MONTEREY COUNTY — Gov. Gavin Newsom announced July 17 that schools located in counties on the state’s Covid-19 watch list would only be able to begin their 2020-21 school year in a virtual setting over computer, also known as distance learning.
Monterey County was one of those watch list areas, with more than 100 confirmed Covid-19 cases per 100,000 residents, so all local schools will now start out in a computerized rather than in-person format.
“We recognize the significant impact school closures have on our entire community, students, families and staff,” said Deneen Guss, Monterey County superintendent of schools. “The Monterey County Office of Education, our 24 school districts and eight charter schools will continue to work diligently and collaboratively towards a safe reopening of schools to in-person instruction in Monterey County when health conditions allow.”
The governor’s order also provided metrics on how schools and county public health officials would determine if a school would reopen and begin in-person instruction. In order for a school to do so, their home county must have been off the state’s watch list for 14 days.
Schools can also be closed when at least 5% of the total student, staff and teacher population tests positive for Covid-19 within a 14-day period. A district can be shut down if 25% of its schools have closed due to Covid-19.
The state mandate came at a time when all local school districts were evaluating how to begin their upcoming year, with many beginning in August.
Districts had mostly evaluated a three-pronged approach, making plans for in-person instruction, distance learning and hybrid models. Some area districts, such as Greenfield Union School District, set up town hall meetings to receive community feedback.
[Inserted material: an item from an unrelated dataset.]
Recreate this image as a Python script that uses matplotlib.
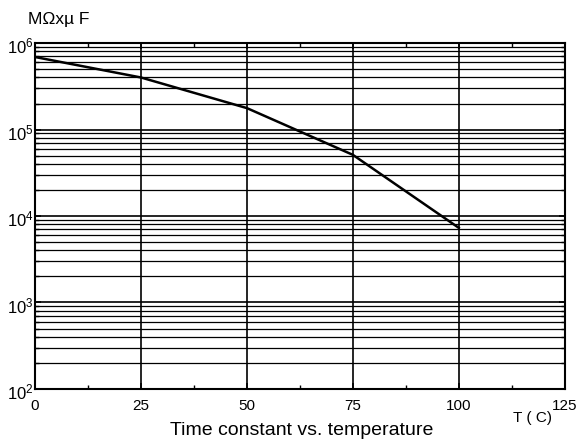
import numpy as np
import matplotlib.pyplot as plt
import matplotlib.transforms as mtransforms
from matplotlib.ticker import FixedLocator, LogLocator, NullFormatter

plt.rcParams['font.family'] = ['Liberation Sans', 'DejaVu Sans']
plt.rcParams['mathtext.fontset'] = 'custom'
plt.rcParams['mathtext.rm'] = 'Liberation Sans'
plt.rcParams['mathtext.it'] = 'Liberation Sans'

temp = [0, 25, 50, 75, 100]
tau = [6.9e5, 4.0e5, 1.77e5, 5.1e4, 7.3e3]
xticks = [0, 25, 50, 75, 100, 125]
yticks = [1e2, 1e3, 1e4, 1e5, 1e6]
ylabels = ['$\\mathrm{10^2}$', '$\\mathrm{10^3}$', '$\\mathrm{10^4}$',
           '$\\mathrm{10^5}$', '$\\mathrm{10^6}$']

fig = plt.figure(figsize=(5.86, 4.44), dpi=100)
ax = fig.add_axes([0.0597, 0.124, 0.904, 0.779])

ax.set_yscale('log')
ax.set_xlim(0, 125)
ax.set_ylim(1e2, 1e6)

ax.set_xticks(xticks)
ax.set_xticklabels([str(t) for t in xticks], fontsize=11)
ax.xaxis.set_minor_locator(FixedLocator([12.5, 37.5, 62.5, 87.5, 112.5]))
ax.set_yticks(yticks)
ax.set_yticklabels(ylabels, fontsize=12)
ax.yaxis.set_minor_locator(LogLocator(base=10, subs=np.arange(2, 10)))
ax.yaxis.set_minor_formatter(NullFormatter())

ax.tick_params(which='both', direction='in', top=True, right=True, color='black')
ax.tick_params(which='major', length=4, width=1.2)
ax.tick_params(axis='x', which='major', pad=7)
ax.tick_params(axis='y', which='major', pad=1)
ax.tick_params(which='minor', length=3, width=1)

# nudge the y labels a little below their ticks, as in the reference
shift = mtransforms.ScaledTranslation(0, -1.5 / 72, fig.dpi_scale_trans)
for lbl in ax.get_yticklabels():
    lbl.set_transform(lbl.get_transform() + shift)

ax.grid(True, which='major', axis='both', color='black', linewidth=1.2)
ax.grid(True, which='minor', axis='y', color='black', linewidth=0.9)

for s in ax.spines.values():
    s.set_linewidth(1.5)

ax.plot(temp, tau, color='black', linewidth=1.8, zorder=5)

fig.text(0.048, 0.955, 'MΩxµ F', fontsize=12.5, ha='left', va='center')
fig.text(0.908, 0.059, 'T ( C)', fontsize=11, ha='center', va='center')
fig.text(0.514, 0.031, 'Time constant vs. temperature', fontsize=14, ha='center', va='center')

fig.savefig('out.png', dpi=100)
At school board meetings in recent weeks, districts have been questioned by the community about their ability to ensure the safety of students, staff and families.
Greenfield’s town hall meetings hosted more than 500 community members, where ideas were put forth and a team of more than 50 — including community members, teachers, union personnel, administrators, counselors, psychologists and nurses — put together a plan based on that information.
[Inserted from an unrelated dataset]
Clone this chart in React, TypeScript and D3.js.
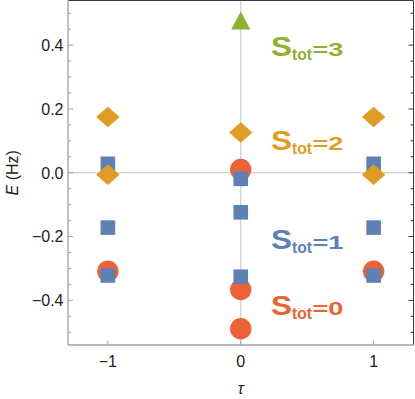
import * as d3 from 'd3'

const W = 415
const H = 399
const FRAME = { left: 68, right: 413.5, top: 0.5, bottom: 345 }

// tau / energy (Hz) per total spin
const s0Tau = [-1, 0, 0, 0, 1]
const s0E = [-0.309, 0.01, -0.366, -0.489, -0.309]
const s1Tau = [-1, -1, -1, 0, 0, 0, 1, 1, 1]
const s1E = [0.028, -0.172, -0.322, -0.019, -0.124, -0.326, 0.028, -0.172, -0.322]
const s2Tau = [-1, -1, 0, 1, 1]
const s2E = [0.175, -0.006, 0.126, 0.175, -0.006]
const s3Tau = [0]
const s3E = [0.477]

const xTicks = [-1, 0, 1]
const yMajor = [-0.4, -0.2, 0, 0.2, 0.4]
const yMinor = d3.range(-0.5, 0.51, 0.05).map((v) => Math.round(v * 100) / 100)

const labelTau = 0.235
const labelE = [-0.446, -0.24, 0.07, 0.366]
const labelVal = ['0', '1', '2', '3']

const COLORS = ['#EB6235', '#5E81B5', '#E19C24', '#8FB032']
const FONT = '"Liberation Sans", Arial, sans-serif'

const fmt = (v: number, d: number) => {
  const s = Math.abs(v).toFixed(d)
  return v < -1e-9 ? '\u2212' + s : s
}

export default function App() {
  const x = d3.scaleLinear().domain([-1.3, 1.3]).range([FRAME.left, FRAME.right])
  const y = d3.scaleLinear().domain([-0.54, 0.54]).range([FRAME.bottom, FRAME.top])

  const circle = (cx: number, cy: number) => <circle cx={cx} cy={cy} r={10.7} />
  const square = (cx: number, cy: number) => (
    <rect x={cx - 7.3} y={cy - 7.3} width={14.6} height={14.6} />
  )
  const diamond = (cx: number, cy: number) => (
    <path d={`M${cx - 11.7},${cy}L${cx},${cy - 10.3}L${cx + 11.7},${cy}L${cx},${cy + 10.3}Z`} />
  )
  const triangle = (cx: number, cy: number) => (
    <path d={`M${cx},${cy - 9}L${cx + 9.6},${cy + 9}L${cx - 9.6},${cy + 9}Z`} />
  )

  const series = [
    { tau: s0Tau, e: s0E, mark: circle },
    { tau: s1Tau, e: s1E, mark: square },
    { tau: s2Tau, e: s2E, mark: diamond },
    { tau: s3Tau, e: s3E, mark: triangle },
  ]

  const gray = '#a0a0a0'
  const dark = '#3a3a3a'

  return (
    <div style={{ position: 'absolute', left: 0, top: 0 }}>
      <svg width={W} height={H} style={{ display: 'block', background: '#fff' }} fontFamily={FONT}>
        {/* axes through origin */}
        <line x1={x(0)} x2={x(0)} y1={FRAME.top} y2={FRAME.bottom} stroke="#c4c4c4" />
        <line x1={FRAME.left} x2={FRAME.right} y1={y(0)} y2={y(0)} stroke="#c4c4c4" />

        {/* frame */}
        <line x1={FRAME.left} x2={FRAME.right} y1={FRAME.top} y2={FRAME.top} stroke={dark} />
        <line x1={FRAME.right} x2={FRAME.right} y1={FRAME.top} y2={FRAME.bottom} stroke={dark} />
        <line x1={FRAME.left} x2={FRAME.left} y1={FRAME.top} y2={FRAME.bottom} stroke={gray} strokeWidth={1.3} />
        <line x1={FRAME.left} x2={FRAME.right} y1={FRAME.bottom} y2={FRAME.bottom} stroke={gray} strokeWidth={1.3} />

        {/* y ticks */}
        {yMinor.map((v) => {
          const major = yMajor.some((m) => Math.abs(m - v) < 1e-6)
          const len = major ? 5 : 3
          return (
            <g key={'yt' + v}>
              <line x1={FRAME.left} x2={FRAME.left + len} y1={y(v)} y2={y(v)} stroke={gray} />
              <line x1={FRAME.right} x2={FRAME.right - len} y1={y(v)} y2={y(v)} stroke={dark} />
            </g>
          )
        })}
        {yMajor.map((v) => (
          <text key={'yl' + v} x={63.5} y={y(v) + 5.8} textAnchor="end" fontSize={16} fill="#222">
            {fmt(v, 1)}
          </text>
        ))}

        {/* x ticks */}
        {xTicks.map((v) => (
          <g key={'xt' + v}>
            <line x1={x(v)} x2={x(v)} y1={FRAME.bottom} y2={FRAME.bottom - 4.5} stroke={gray} />
            <text x={x(v)} y={367} textAnchor="middle" fontSize={16} fill="#222">
              {fmt(v, 0)}
            </text>
          </g>
        ))}

        {/* axis labels */}
        <text x={x(0)} y={394} textAnchor="middle" fontSize={16} fontStyle="italic" fill="#222">
          τ
        </text>
        <text
          transform={`translate(17.5,${(FRAME.top + FRAME.bottom) / 2}) rotate(-90)`}
          textAnchor="middle"
          fontSize={16}
          fill="#222"
        >
          <tspan fontStyle="italic">E</tspan> (Hz)
        </text>

        {/* points */}
        {series.map((s, i) => (
          <g key={'s' + i} fill={COLORS[i]}>
            {s.tau.map((t, j) => (
              <g key={j}>{s.mark(x(t), y(s.e[j]))}</g>
            ))}
          </g>
        ))}

        {/* S_tot labels */}
        {labelE.map((e, i) => {
          const lx = x(labelTau)
          const ly = y(e)
          return (
            <g key={'lab' + i} fill={COLORS[i]} fontWeight="bold">
              <text x={lx - 1} y={ly} fontSize={28} textLength={21} lengthAdjust="spacingAndGlyphs">
                S
              </text>
              <text x={lx + 20} y={ly + 3.5} fontSize={16} textLength={20} lengthAdjust="spacingAndGlyphs">
                tot
              </text>
              <text x={lx + 40.5} y={ly} fontSize={19} textLength={31} lengthAdjust="spacingAndGlyphs">
                ={labelVal[i]}
              </text>
            </g>
          )
        })}
      </svg>
    </div>
  )
}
“I am also incredibly proud of our school board of trustees for taking a bold stance in accepting staff recommendation with a unanimous 5-0 vote to start our school via distance (or virtual) learning to keep our students and community safe,” said Zandra Jo Galván, GUSD superintendent. “This decision came a day earlier than the governor of California declaring all Monterey County schools to start via virtual learning.”
The decision by Greenfield’s board planned for the entirety of the first quarter of school, Aug. 12 through Oct. 15, to be held online only.
Had schools reopened, staff would have had to figure out such issues as: social distancing in classrooms too small to have 30 students 6 feet apart; how to enforce mask use; increased hygiene practices; how to handle a classroom if a student or teacher gets sick; how to recruit substitutes; among other concerns.
South Monterey County Joint Union High School District, which oversees King City and Greenfield high schools, announced earlier in July that after community surveys, the district decided to move forward with distance learning.
“Now more than ever, our number one concern and priority is the safety and well-being of our students, staff and the King City community,” said KCHS Principal Janet Sanchez Matos in an open letter to the community. “We will slowly begin to open our doors to students once we are able to comply with the local and CDC safety requirements, procedures and precautions.”
She went on to explain the expectation was that all students and teachers will log in daily with class objectives and tasks. While students work, teachers will be available for questions or to clarify instructions.
While KCHS already had plans in place for distance learning at the beginning of its school year, Matos said the plan was to shift to a hybrid model by Sept. 1. However, new state guidance means that option must be pushed back.
Distance learning itself compounds inequity issues, especially surrounding access to internet service and computers. Area school districts last school year issued students their classroom laptops or tablets to use at home. However, access to the internet remained a problem.
In Gonzales, the city issued free Wi-Fi hotspots to residents. In Greenfield, community leaders partnered with Monterey-Salinas Transit to act as mobile hotspots, which were soon extended throughout South Monterey County. Greenfield has since secured more than 60 broadband access points throughout the city.
Officials from Soledad and Gonzales schools did not respond to requests for comments.